The financial stakes involved in the suit demonstrate the magnitude of the contest, and the deliberately coercive nature of the federal action. Santa Clara County stands to lose in one fiscal year $1.7 billion, 35 percent of its annual budget; the comparable figures for San Francisco (City and County) are 1.2 billion and 20 percent.

Space precludes extensive consideration of each of the court's constitutional holdings. All are soundly based constitutional language and precedent.

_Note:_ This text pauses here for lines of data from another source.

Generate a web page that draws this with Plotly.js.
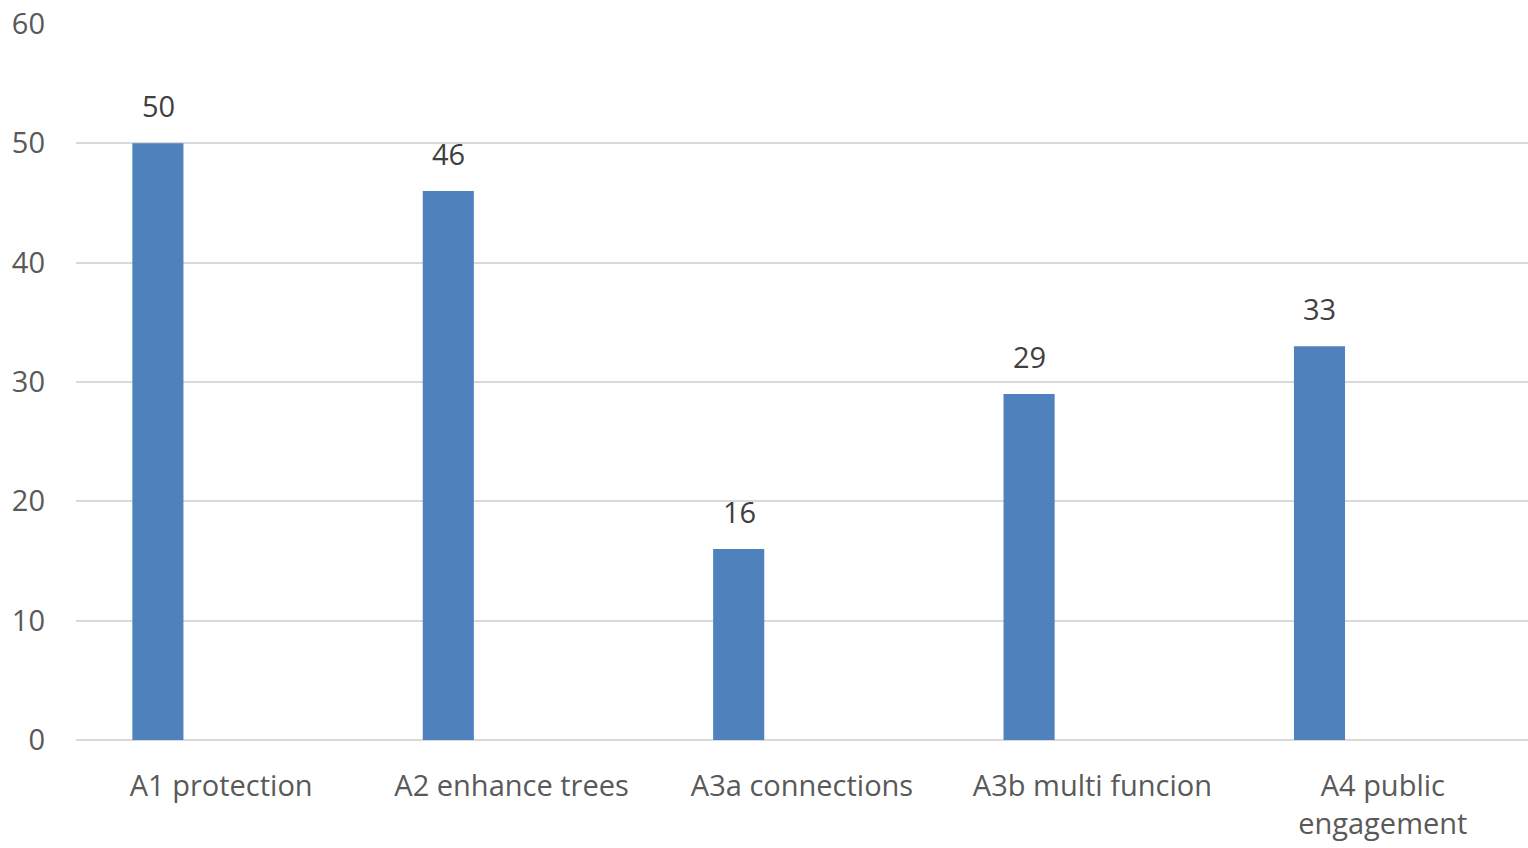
<!DOCTYPE html>
<html>
<head>
<meta charset="utf-8">
<script src="https://cdn.plot.ly/plotly-3.0.1.min.js"></script>
<style>
  html, body { margin: 0; padding: 0; background: #ffffff; }
  #chart { width: 1528px; height: 848px; }
</style>
</head>
<body>
<div id="chart"></div>
<script>
// Action categories and their counts
const categories = ['A1 protection', 'A2 enhance trees', 'A3a connections', 'A3b multi funcion', 'A4 public<br>engagement'];
const counts = [50, 46, 16, 29, 33];
const yTicks = [0, 10, 20, 30, 40, 50, 60];

const FONT = '"Open Sans", Lato, sans-serif';
const SIZE = 29;

const bars = {
  type: 'bar',
  x: categories,
  y: counts,
  width: 0.176,
  offset: -0.306,
  marker: { color: '#4F81BD', line: { width: 0 } },
  hoverinfo: 'x+y'
};

// Value labels sitting above each bar
const valueLabels = categories.map((c, i) => ({
  x: c,
  y: counts[i],
  xref: 'x',
  yref: 'y',
  text: String(counts[i]),
  showarrow: false,
  xanchor: 'center',
  yanchor: 'bottom',
  xshift: -63,
  yshift: 16,
  font: { family: FONT, size: SIZE, color: '#404040' }
}));

const layout = {
  width: 1528,
  height: 848,
  margin: { l: 76, r: 0, t: 24, b: 108 },
  paper_bgcolor: '#ffffff',
  plot_bgcolor: '#ffffff',
  showlegend: false,
  font: { family: FONT, color: '#595959', size: SIZE },
  xaxis: {
    type: 'category',
    showgrid: false,
    showline: false,
    ticks: '',
    ticklabelstandoff: 26,
    tickfont: { family: FONT, size: SIZE, color: '#595959' },
    fixedrange: true
  },
  yaxis: {
    range: [0, 60],
    tickvals: yTicks,
    ticktext: yTicks.map(String),
    showgrid: true,
    gridcolor: '#D9D9D9',
    gridwidth: 2,
    zeroline: true,
    zerolinecolor: '#D9D9D9',
    zerolinewidth: 2,
    showline: false,
    ticks: '',
    ticklabelstandoff: 30,
    tickfont: { family: FONT, size: SIZE, color: '#595959' },
    fixedrange: true
  },
  annotations: valueLabels
};

Plotly.newPlot('chart', [bars], layout, { displayModeBar: false, staticPlot: true });
</script>
</body>
</html>
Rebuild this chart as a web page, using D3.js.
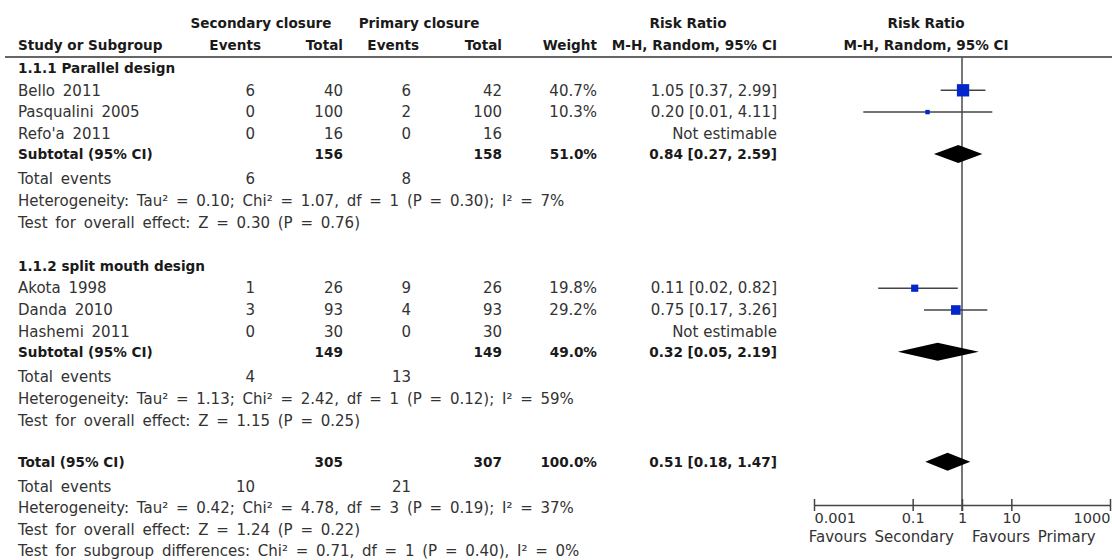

Judge Orrick summed up his opinion in one paragraph: "The Constitution vests the spending powers in Congress, not the President, so the Executive Order cannot constitutionally place new conditions on federal funds. Further, the Tenth Amendment requires that conditions on federal funds be unambiguous and timely made; that they bear some relation to the funds at issue; and that they not be unduly coercive. Federal funding that bears no meaningful relationship to immigration enforcement cannot be threatened merely because a jurisdiction chooses n immigration enforcement strategy of which the President disapproves. Because the Executive Order violates the separation of powers doctrine and deprives the Counties of their Tenth and Fifth Amendment rights, I GRANT the Counties' motions for summary judgment and permanently enjoin the defunding and enforcement provisions of [the Executive Order.]"

The decision is being appealed. The government may correct some of its strategic and tactical errors, and will no doubt argue that states have no right to have am "immigration enforcement strategy" of their own. And other suits will be brought, with other courts will chiming in.

But the opinion is based on sound constitutional principles and precedent, and could have a major impact on the resolution of the underlying issues.